I’m mostly sailing the high seas, using the tv as a giant monitor for the always-on laptop connected to it. I’m afraid of the 1984-esque “You must connect to the internet to continue using this TV” that might come after some time.
Why do you assume you’re being less monitored on your laptop?
I mean, don’t get me wrong, you probably should. I am logged out of all services on my TVs. If you don’t use the built-in apps then why would you be online at all.
It’s just… people that get in the (correct) mindset that smart TVs mostly run spyware can be too kind on the alternatives.
Maybe because I can run Debian, Arch, or even custom Yocto or buildroot distros on general purpose computation hardware, instead of being locked into a walled garden purposely built to increase shareholder value?
Sure, you can. But the point is it’s only more private IF you do that AND you’re not also using services on your laptop that report the same info like, say, Youtube or Netflix.
If you’re only using a laptop with Arch to play back offline videos then by all means, carry on, you’re good. But there’s a bunch of people out there worrying about Smart TV spyware and plugging in a Chromecast dongle instead or streaming from their subscription apps from a laptop, which doesn’t really achieve anything. I guess it may cut Samsung or LG out of the loop, if you have a particular grudge with them specifically, but that’s about it.
OP’s topic isn’t about being monitored. They just don’t want an update pushed onto their tv that disables it from operating the way they want it to operate
The way they want it to operate is not monitoring them, presumably. You just added one extra step for the same thing.

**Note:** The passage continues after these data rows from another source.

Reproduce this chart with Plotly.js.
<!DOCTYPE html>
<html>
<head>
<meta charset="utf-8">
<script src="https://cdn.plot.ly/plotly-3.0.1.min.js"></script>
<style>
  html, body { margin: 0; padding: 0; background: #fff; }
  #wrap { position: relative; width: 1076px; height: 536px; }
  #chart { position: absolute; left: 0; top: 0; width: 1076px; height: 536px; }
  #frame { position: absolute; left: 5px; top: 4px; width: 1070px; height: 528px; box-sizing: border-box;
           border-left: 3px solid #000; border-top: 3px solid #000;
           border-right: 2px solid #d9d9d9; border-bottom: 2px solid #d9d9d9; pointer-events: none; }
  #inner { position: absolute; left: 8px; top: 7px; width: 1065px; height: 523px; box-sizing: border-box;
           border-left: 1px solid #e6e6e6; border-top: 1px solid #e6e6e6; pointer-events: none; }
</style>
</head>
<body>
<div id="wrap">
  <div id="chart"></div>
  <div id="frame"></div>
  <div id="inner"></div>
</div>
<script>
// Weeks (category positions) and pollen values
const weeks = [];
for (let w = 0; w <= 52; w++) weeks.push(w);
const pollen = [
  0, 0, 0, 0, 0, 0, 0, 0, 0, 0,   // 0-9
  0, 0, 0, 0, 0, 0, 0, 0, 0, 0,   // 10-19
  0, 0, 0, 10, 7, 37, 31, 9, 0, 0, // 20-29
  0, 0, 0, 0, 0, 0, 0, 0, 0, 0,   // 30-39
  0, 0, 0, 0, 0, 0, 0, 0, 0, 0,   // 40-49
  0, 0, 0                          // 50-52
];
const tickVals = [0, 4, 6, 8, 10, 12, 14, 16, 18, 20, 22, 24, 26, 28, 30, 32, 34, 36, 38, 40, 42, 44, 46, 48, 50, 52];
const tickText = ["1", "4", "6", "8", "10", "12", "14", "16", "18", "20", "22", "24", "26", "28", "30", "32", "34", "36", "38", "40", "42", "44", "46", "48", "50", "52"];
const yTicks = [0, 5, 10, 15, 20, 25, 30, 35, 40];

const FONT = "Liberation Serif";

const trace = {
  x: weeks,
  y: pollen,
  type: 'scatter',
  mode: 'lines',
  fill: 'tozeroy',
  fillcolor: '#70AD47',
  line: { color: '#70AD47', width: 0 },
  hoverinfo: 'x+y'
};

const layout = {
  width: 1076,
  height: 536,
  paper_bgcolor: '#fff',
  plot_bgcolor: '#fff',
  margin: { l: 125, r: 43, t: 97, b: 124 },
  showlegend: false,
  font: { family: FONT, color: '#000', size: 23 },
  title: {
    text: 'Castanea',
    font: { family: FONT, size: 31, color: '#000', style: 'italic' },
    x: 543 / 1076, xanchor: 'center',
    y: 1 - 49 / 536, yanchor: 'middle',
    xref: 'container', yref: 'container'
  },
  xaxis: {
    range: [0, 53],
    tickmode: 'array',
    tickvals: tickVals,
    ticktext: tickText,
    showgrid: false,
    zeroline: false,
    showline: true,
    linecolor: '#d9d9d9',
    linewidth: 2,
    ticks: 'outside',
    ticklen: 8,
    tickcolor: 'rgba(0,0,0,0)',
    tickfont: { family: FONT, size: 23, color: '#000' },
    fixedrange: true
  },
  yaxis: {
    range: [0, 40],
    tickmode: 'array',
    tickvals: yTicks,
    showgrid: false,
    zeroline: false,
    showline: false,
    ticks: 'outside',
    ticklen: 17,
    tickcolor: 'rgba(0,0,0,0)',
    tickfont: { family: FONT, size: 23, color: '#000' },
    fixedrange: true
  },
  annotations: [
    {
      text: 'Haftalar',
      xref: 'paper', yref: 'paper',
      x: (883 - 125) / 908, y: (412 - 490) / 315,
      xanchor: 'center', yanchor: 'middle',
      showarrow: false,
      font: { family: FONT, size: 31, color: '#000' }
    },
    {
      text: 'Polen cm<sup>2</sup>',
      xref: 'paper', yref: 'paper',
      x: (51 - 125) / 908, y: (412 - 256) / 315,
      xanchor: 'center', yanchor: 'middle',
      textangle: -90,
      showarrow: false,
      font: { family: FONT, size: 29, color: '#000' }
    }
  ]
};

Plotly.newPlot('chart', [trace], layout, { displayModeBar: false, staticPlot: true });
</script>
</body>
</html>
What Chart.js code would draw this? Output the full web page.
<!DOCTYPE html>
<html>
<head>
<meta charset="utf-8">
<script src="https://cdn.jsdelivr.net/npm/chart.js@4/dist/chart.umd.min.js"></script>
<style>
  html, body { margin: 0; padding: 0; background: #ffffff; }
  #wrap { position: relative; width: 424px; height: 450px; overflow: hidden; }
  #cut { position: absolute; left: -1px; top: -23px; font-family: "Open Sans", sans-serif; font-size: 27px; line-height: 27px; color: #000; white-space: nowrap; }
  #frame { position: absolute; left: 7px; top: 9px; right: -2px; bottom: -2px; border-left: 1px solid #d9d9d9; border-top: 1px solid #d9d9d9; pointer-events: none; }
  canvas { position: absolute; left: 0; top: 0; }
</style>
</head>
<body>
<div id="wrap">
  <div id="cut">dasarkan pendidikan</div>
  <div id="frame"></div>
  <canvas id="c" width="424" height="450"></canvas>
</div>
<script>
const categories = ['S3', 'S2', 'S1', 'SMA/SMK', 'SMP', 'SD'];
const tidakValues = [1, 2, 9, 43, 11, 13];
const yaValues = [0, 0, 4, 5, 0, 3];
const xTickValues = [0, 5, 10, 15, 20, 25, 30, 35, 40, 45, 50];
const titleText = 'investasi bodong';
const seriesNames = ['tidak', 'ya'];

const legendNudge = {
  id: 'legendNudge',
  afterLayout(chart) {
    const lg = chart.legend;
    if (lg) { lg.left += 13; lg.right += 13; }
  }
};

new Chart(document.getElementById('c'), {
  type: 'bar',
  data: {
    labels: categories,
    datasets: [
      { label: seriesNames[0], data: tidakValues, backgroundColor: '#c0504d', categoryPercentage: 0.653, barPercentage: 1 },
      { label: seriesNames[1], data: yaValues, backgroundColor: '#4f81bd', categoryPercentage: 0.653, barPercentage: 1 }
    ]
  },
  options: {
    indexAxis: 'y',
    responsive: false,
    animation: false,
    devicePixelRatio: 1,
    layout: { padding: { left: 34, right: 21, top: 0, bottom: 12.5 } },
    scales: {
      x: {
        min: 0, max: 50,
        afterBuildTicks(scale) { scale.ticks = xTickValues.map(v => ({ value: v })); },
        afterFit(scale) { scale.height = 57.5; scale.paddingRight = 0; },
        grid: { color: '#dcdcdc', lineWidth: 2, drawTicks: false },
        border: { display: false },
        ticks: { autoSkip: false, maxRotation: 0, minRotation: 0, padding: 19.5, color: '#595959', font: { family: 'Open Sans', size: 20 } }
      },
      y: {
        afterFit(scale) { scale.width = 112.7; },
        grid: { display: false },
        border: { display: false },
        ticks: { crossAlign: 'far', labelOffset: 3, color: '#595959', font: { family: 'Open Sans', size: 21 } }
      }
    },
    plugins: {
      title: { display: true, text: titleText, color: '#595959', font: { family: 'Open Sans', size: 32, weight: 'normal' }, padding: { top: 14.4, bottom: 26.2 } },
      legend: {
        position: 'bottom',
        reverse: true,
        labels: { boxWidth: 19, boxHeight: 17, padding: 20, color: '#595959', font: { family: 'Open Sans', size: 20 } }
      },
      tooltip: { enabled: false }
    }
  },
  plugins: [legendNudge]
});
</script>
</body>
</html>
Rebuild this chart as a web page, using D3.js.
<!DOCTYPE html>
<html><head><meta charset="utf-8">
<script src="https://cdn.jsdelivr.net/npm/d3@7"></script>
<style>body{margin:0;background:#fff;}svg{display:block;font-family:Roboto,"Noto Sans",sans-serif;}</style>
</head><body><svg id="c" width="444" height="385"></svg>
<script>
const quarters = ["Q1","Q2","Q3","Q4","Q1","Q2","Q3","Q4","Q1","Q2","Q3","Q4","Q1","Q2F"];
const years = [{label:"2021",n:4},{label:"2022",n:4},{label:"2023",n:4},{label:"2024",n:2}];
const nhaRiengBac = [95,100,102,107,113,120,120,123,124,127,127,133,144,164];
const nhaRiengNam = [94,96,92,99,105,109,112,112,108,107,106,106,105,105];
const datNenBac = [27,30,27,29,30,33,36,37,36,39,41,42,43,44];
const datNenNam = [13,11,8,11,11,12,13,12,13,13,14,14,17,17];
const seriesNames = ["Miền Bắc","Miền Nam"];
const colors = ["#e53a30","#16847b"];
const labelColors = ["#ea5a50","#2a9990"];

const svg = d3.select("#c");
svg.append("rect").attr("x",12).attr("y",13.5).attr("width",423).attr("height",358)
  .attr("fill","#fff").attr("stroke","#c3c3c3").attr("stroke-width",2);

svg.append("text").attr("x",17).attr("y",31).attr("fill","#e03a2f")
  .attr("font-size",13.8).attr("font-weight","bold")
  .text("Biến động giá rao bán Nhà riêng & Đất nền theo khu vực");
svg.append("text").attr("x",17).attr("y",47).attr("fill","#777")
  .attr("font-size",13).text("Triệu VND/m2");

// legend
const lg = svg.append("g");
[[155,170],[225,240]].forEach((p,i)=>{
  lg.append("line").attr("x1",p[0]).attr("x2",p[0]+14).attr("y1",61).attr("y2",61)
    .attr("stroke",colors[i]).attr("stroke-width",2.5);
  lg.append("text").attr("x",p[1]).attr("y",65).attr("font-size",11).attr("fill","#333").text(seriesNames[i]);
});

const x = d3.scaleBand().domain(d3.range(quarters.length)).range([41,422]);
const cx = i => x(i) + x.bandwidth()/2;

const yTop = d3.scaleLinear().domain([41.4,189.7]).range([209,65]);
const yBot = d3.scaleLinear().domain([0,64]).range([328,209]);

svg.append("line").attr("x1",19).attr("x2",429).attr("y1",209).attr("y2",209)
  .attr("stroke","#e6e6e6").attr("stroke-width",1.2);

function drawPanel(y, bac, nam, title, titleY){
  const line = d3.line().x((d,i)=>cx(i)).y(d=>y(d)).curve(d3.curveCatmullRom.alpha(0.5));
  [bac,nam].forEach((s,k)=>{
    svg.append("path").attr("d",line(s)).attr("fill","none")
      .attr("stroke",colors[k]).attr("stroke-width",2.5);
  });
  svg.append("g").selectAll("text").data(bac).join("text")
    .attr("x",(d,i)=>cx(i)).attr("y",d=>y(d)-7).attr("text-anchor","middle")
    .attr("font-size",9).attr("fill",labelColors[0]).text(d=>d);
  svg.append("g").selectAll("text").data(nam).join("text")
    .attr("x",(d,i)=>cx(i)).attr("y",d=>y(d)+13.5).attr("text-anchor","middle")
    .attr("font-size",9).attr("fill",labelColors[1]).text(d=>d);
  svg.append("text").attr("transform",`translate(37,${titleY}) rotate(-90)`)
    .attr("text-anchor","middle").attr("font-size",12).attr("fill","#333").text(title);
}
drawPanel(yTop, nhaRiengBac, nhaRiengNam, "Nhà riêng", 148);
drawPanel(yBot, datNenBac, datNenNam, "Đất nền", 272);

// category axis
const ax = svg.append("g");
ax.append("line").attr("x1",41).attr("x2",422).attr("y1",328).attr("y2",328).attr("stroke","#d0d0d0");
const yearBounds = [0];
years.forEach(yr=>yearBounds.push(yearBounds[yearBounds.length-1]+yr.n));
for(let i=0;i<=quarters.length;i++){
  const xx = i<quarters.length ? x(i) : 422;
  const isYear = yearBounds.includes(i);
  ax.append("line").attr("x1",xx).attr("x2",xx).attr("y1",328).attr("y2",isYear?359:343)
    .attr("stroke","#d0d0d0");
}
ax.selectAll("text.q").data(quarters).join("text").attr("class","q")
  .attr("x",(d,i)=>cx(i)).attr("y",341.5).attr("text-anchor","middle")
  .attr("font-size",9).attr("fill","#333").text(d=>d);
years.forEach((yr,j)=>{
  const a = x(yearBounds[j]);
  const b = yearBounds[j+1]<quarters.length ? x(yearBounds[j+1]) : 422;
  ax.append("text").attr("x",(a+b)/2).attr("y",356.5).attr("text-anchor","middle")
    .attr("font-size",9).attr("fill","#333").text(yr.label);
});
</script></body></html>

I mean, if it’s not for that reason then connect it to the Internet and have fun, who cares. Just give them all your data and hope for the best.
Everyone else on this page is interpreting it differently than you are
OK, so… how? How is everyone else interpreting the desire of keeping your TV offline if not for privacy? What other reason could there be?
So that it won’t push updates that make the tv worse, like slower startup times for example
OK, but that’s not what the OP said. OP is concerned that keeping the TV offline may trigger a mandatory connection check down the line (not a thing that I know of, at least outside of very specific ad-based cheap models, to answer their question).
The only other thing being brought up in their post are that they play back pirated content primarily. That and the reference to 1984 make me think privacy more than “mostly made up minor technical inconvenience related to firmware updates”.
Either way, if the TV works fine and they are exclusively using an external device for playback there should be no downside to keeping the thing offline indefinitely.
OP just posted a clarification comment. You were right, i was wrong
Hey, you didn’t have to say that at all, disagreeing online is what it is, but it’s genuinely rare to see that written down. Genuine tip of the hat to you. Trivial as this conversation is, that’s huge gentlemanly energy right there.